## Work to be completed
Without the pictures, reproduce the records that follow exactly.

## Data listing
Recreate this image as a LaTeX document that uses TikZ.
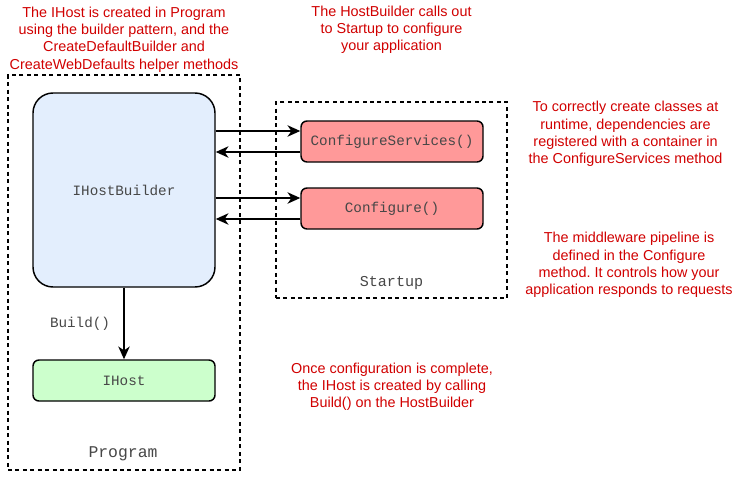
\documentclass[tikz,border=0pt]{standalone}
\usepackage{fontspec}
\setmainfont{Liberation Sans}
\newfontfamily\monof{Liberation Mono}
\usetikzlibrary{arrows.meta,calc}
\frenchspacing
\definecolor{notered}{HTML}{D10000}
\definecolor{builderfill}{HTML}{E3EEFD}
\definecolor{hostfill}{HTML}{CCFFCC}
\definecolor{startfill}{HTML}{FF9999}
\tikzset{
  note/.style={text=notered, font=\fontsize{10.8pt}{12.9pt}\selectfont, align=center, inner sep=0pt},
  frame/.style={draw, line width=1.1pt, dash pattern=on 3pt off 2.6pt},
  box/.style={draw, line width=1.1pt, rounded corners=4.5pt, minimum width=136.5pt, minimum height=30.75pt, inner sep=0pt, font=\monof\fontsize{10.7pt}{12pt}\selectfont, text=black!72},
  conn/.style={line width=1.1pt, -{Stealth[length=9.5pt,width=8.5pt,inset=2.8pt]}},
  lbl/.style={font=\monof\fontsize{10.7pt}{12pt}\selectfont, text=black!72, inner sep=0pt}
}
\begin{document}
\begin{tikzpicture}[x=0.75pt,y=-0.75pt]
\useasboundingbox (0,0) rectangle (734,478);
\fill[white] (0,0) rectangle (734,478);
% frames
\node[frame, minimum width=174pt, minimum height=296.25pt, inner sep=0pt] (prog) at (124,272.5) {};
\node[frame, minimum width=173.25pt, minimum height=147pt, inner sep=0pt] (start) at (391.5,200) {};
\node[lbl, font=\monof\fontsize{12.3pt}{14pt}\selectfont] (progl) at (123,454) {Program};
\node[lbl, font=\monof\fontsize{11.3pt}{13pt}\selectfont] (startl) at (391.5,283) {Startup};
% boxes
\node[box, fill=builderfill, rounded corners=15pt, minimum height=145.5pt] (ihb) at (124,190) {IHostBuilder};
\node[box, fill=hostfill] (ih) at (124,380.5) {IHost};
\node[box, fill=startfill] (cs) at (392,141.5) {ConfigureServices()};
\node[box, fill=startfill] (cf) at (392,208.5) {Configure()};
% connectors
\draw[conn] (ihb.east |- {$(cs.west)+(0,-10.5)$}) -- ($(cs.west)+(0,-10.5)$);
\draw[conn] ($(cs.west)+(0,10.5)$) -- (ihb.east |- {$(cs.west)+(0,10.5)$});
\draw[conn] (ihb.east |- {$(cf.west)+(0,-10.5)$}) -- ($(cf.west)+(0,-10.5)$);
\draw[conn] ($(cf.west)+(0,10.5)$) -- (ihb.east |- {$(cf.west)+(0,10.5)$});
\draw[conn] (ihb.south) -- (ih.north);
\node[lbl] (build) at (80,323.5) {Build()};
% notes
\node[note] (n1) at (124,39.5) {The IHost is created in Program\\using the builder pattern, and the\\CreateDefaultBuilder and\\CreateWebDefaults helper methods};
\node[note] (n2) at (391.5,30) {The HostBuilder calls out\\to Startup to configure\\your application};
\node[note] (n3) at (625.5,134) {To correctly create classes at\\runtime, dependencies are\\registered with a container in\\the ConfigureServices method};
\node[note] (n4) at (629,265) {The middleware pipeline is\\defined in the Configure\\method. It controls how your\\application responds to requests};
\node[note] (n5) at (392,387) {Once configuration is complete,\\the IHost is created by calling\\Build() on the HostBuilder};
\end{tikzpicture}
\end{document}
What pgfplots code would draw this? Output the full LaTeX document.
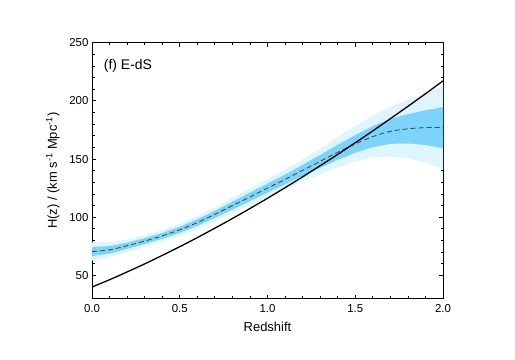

## Expected answer
Recreate this image as a LaTeX document that uses TikZ.
\documentclass[tikz,border=0pt]{standalone}
\usepackage{fontspec}
\setmainfont{Liberation Sans}
\newfontfamily\monof{Liberation Mono}
\usetikzlibrary{arrows.meta,calc}
\frenchspacing
\definecolor{notered}{HTML}{D10000}
\definecolor{builderfill}{HTML}{E3EEFD}
\definecolor{hostfill}{HTML}{CCFFCC}
\definecolor{startfill}{HTML}{FF9999}
\tikzset{
  note/.style={text=notered, font=\fontsize{10.8pt}{12.9pt}\selectfont, align=center, inner sep=0pt},
  frame/.style={draw, line width=1.1pt, dash pattern=on 3pt off 2.6pt},
  box/.style={draw, line width=1.1pt, rounded corners=4.5pt, minimum width=136.5pt, minimum height=30.75pt, inner sep=0pt, font=\monof\fontsize{10.7pt}{12pt}\selectfont, text=black!72},
  conn/.style={line width=1.1pt, -{Stealth[length=9.5pt,width=8.5pt,inset=2.8pt]}},
  lbl/.style={font=\monof\fontsize{10.7pt}{12pt}\selectfont, text=black!72, inner sep=0pt}
}
\begin{document}
\begin{tikzpicture}[x=0.75pt,y=-0.75pt]
\useasboundingbox (0,0) rectangle (734,478);
\fill[white] (0,0) rectangle (734,478);
% frames
\node[frame, minimum width=174pt, minimum height=296.25pt, inner sep=0pt] (prog) at (124,272.5) {};
\node[frame, minimum width=173.25pt, minimum height=147pt, inner sep=0pt] (start) at (391.5,200) {};
\node[lbl, font=\monof\fontsize{12.3pt}{14pt}\selectfont] (progl) at (123,454) {Program};
\node[lbl, font=\monof\fontsize{11.3pt}{13pt}\selectfont] (startl) at (391.5,283) {Startup};
% boxes
\node[box, fill=builderfill, rounded corners=15pt, minimum height=145.5pt] (ihb) at (124,190) {IHostBuilder};
\node[box, fill=hostfill] (ih) at (124,380.5) {IHost};
\node[box, fill=startfill] (cs) at (392,141.5) {ConfigureServices()};
\node[box, fill=startfill] (cf) at (392,208.5) {Configure()};
% connectors
\draw[conn] (ihb.east |- {$(cs.west)+(0,-10.5)$}) -- ($(cs.west)+(0,-10.5)$);
\draw[conn] ($(cs.west)+(0,10.5)$) -- (ihb.east |- {$(cs.west)+(0,10.5)$});
\draw[conn] (ihb.east |- {$(cf.west)+(0,-10.5)$}) -- ($(cf.west)+(0,-10.5)$);
\draw[conn] ($(cf.west)+(0,10.5)$) -- (ihb.east |- {$(cf.west)+(0,10.5)$});
\draw[conn] (ihb.south) -- (ih.north);
\node[lbl] (build) at (80,323.5) {Build()};
% notes
\node[note] (n1) at (124,39.5) {The IHost is created in Program\\using the builder pattern, and the\\CreateDefaultBuilder and\\CreateWebDefaults helper methods};
\node[note] (n2) at (391.5,30) {The HostBuilder calls out\\to Startup to configure\\your application};
\node[note] (n3) at (625.5,134) {To correctly create classes at\\runtime, dependencies are\\registered with a container in\\the ConfigureServices method};
\node[note] (n4) at (629,265) {The middleware pipeline is\\defined in the Configure\\method. It controls how your\\application responds to requests};
\node[note] (n5) at (392,387) {Once configuration is complete,\\the IHost is created by calling\\Build() on the HostBuilder};
\end{tikzpicture}
\end{document}
What pgfplots code would draw this? Output the full LaTeX document.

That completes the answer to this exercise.